Maiden Castle is an Iron Age promontory fort in Durham, England. It is listed as a scheduled monument.

==Location==

The Victoria County History describes the location of the fort as follows:

This is a lofty promontory of great natural strength, to the east of the city [of Durham], and approached from the west side. The north, south and east slopes are very steep, especially the last, which rises about 100 feet above the river Wear
— William Page (ed), Victoria County History: Durham, vol 1 (1905), p 348

An earlier description gives more detail:

On the right and left the steep sides of the mount are covered with a thick forest of oaks: The crown of the mount consists of a level area or plain, forty paces wide on the summit of the scar, in the front or north east side, one hundred and sixty paces long on the left-hand side, and one hundred and seventy paces on the right. The approach is easy on the land side, from the south-west, fortified with a ditch and breast work: The entrance or passage over the ditch is not in the middle, but made to correspond with the natural rise of the outward ground ... The ditch is twelve paces wide, and runs with a little curvature to each edge of the slope, ... on one hand being fifty paces in length, and the other eighty paces. After passing the ditch there is a level parade or platform, twenty paces wide, and then a high earth fence, now nine feet perpendicular ... A breast work has run from the earth fence on each hand along the brink of the hill, to the edge of the cliff or scar. The earth fence closes the whole neck of land, and is in length one hundred paces, forming the south-west side of the area.
— William Hutchinson, The History & Antiquities of the County Palatine of Durham (1823), vol 2, p 395

Although the river Wear now touches the site only on one side, the local topography suggests that the site may have been chosen because, at that time, the river enclosed it on three sides, the river having since adopted a more easterly course across its floodplain.

==Structure==

Although the entire site has been overgrown with trees for over a century, there are remains of earthworks at the western end.

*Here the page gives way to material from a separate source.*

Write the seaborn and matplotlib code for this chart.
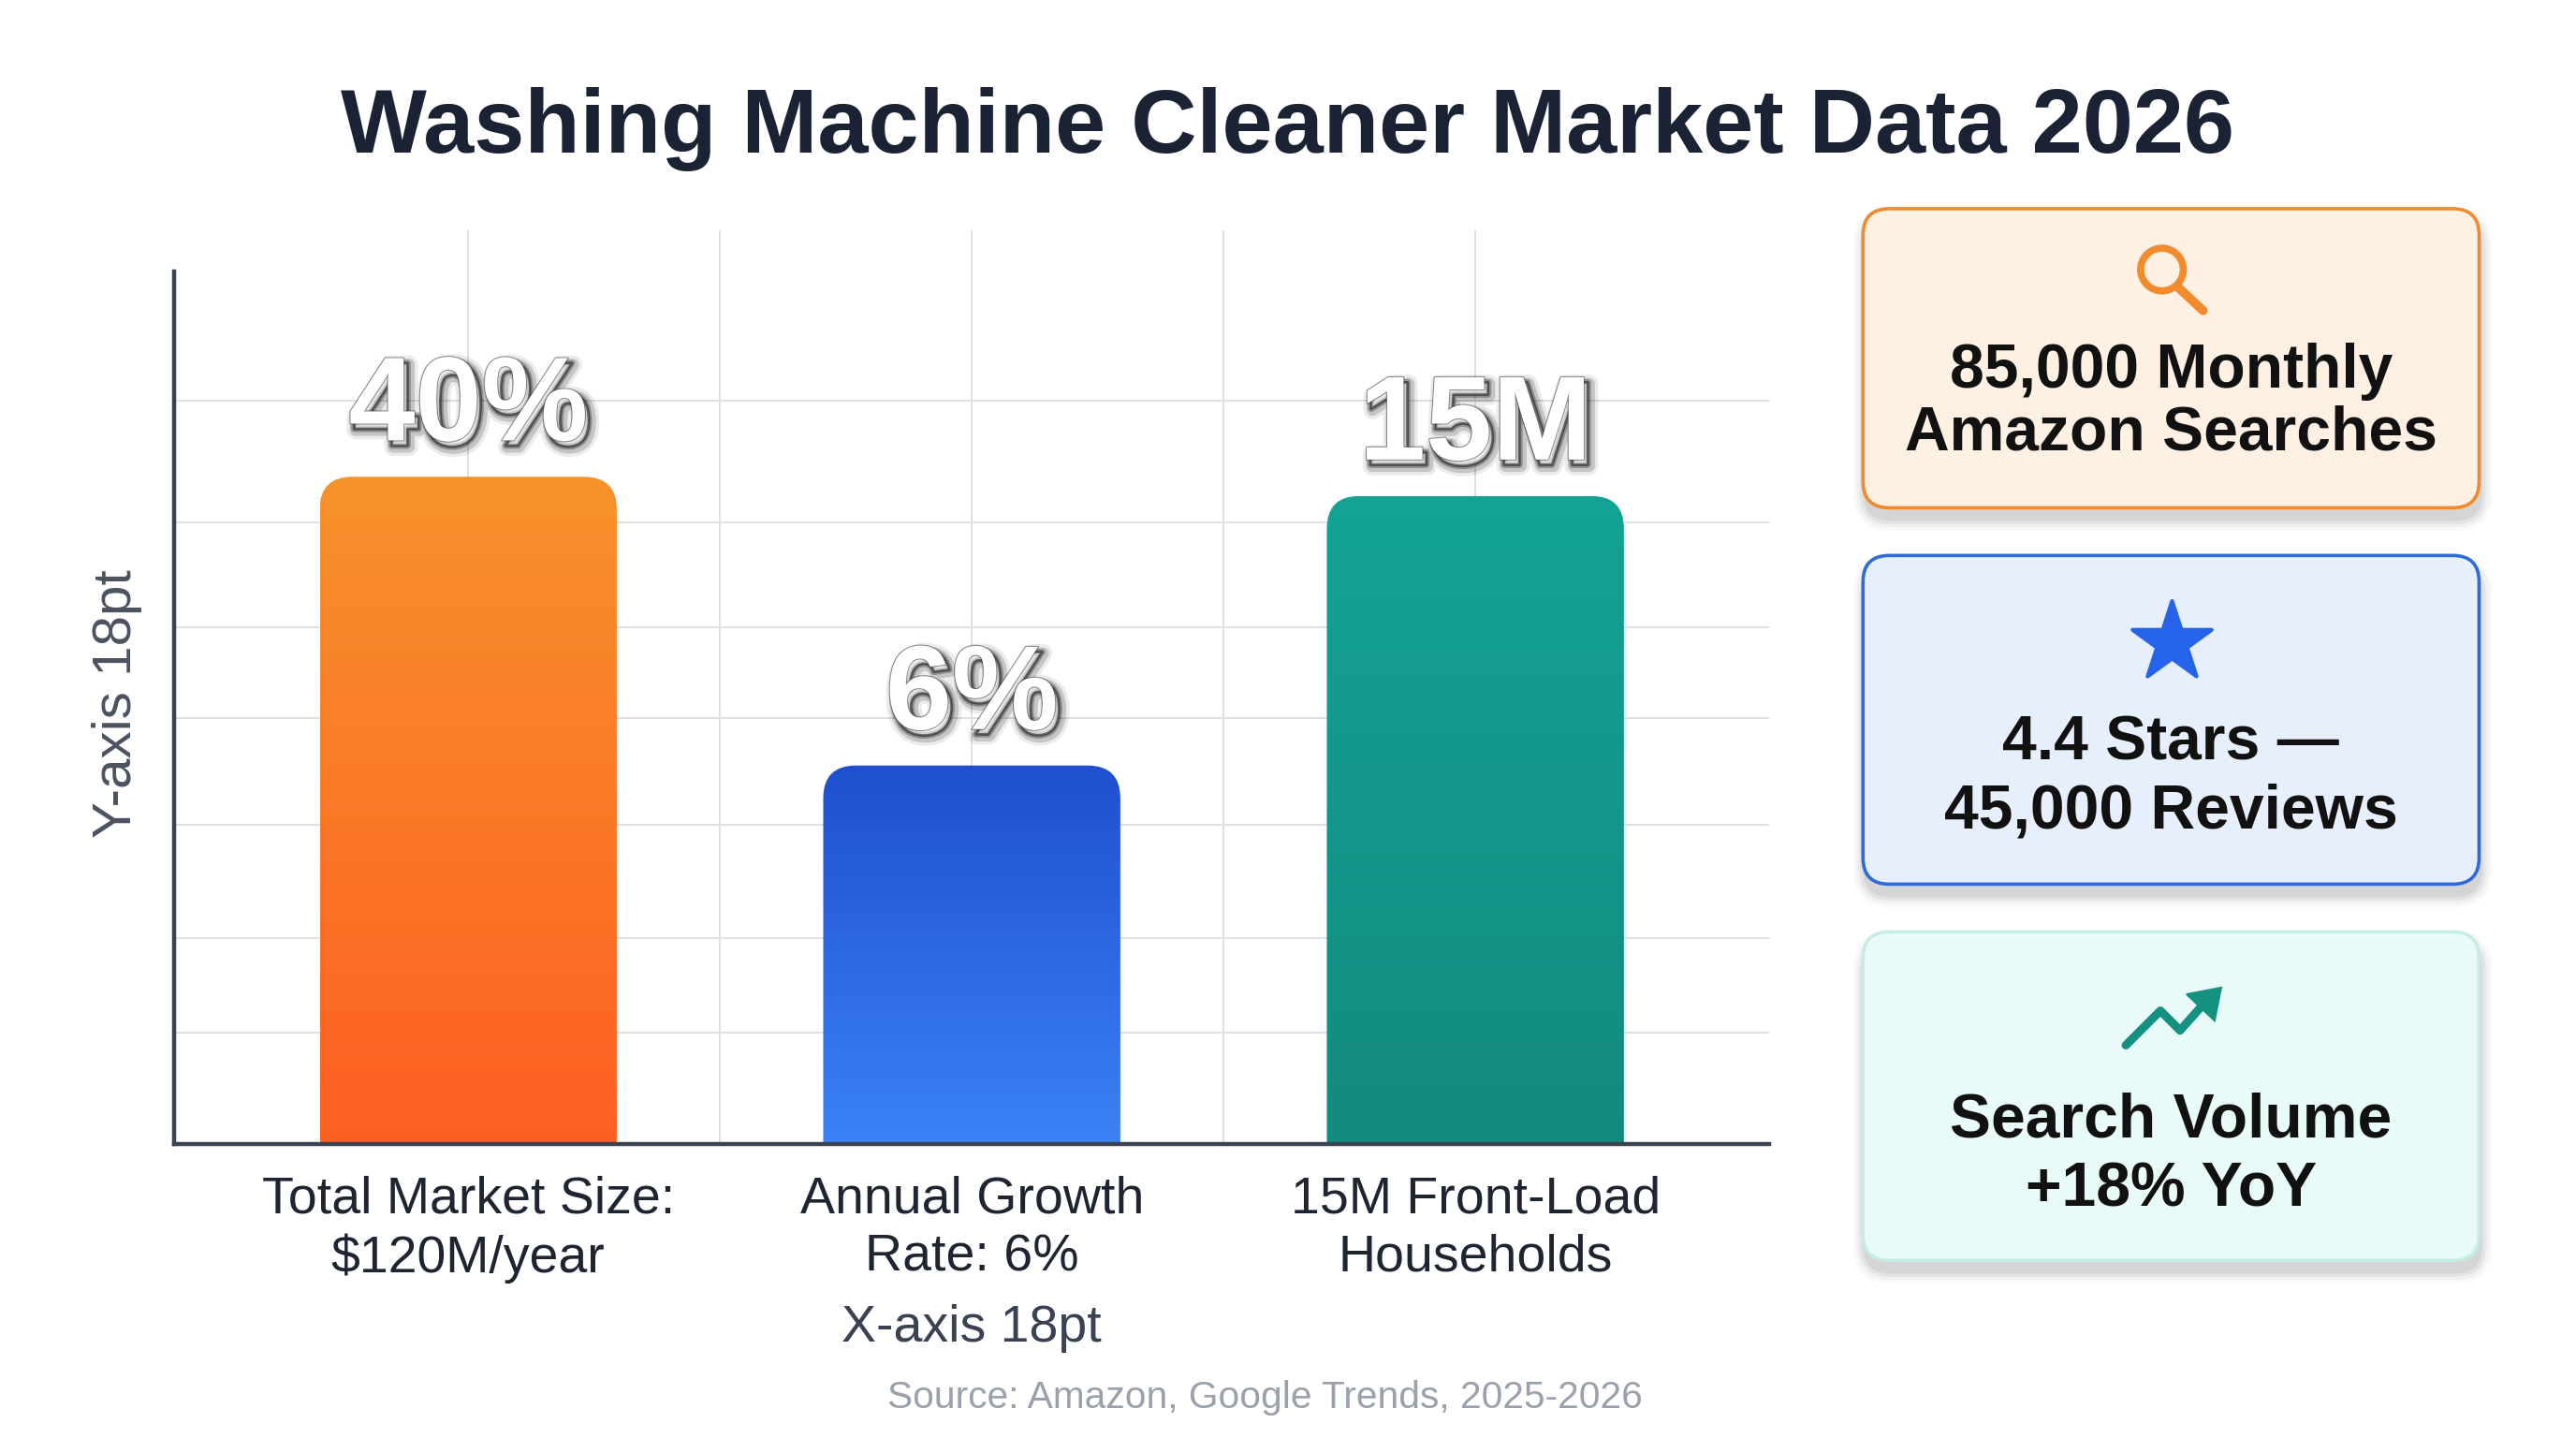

Here, where the land is level, a bank and outer ditch were constructed, enclosing a wedge-shaped area which is 120 metres wide at the western end, narrowing to 50 m at the eastern end, and extending 145 m from east to west.

The bank is about 6 m wide and 5 m high. The ditch, which is located rather more than 20 m west of the bank, has a maximum depth of about 2 m.

It is not certain where the entrance to the fort was located. It may have been at the northern end, where there is a gap in the ditch, or at the extreme southern end, but the area has been disturbed by landscaping, making interpretation difficult.

Only limited excavation has been carried out on the site, but there is some evidence that the interior of the bank was strengthened with a stone wall; the excavation unearthed at least one stone bearing a stonemason's mark, which dates the work to the Middle Ages.

==Origin of the name==

The name "maiden" probably means a "fortification that looks impregnable" or one that has never been taken in battle. Alternatively, Maiden Castle comes from the Brythonic *moe din meaning 'grassy plain'.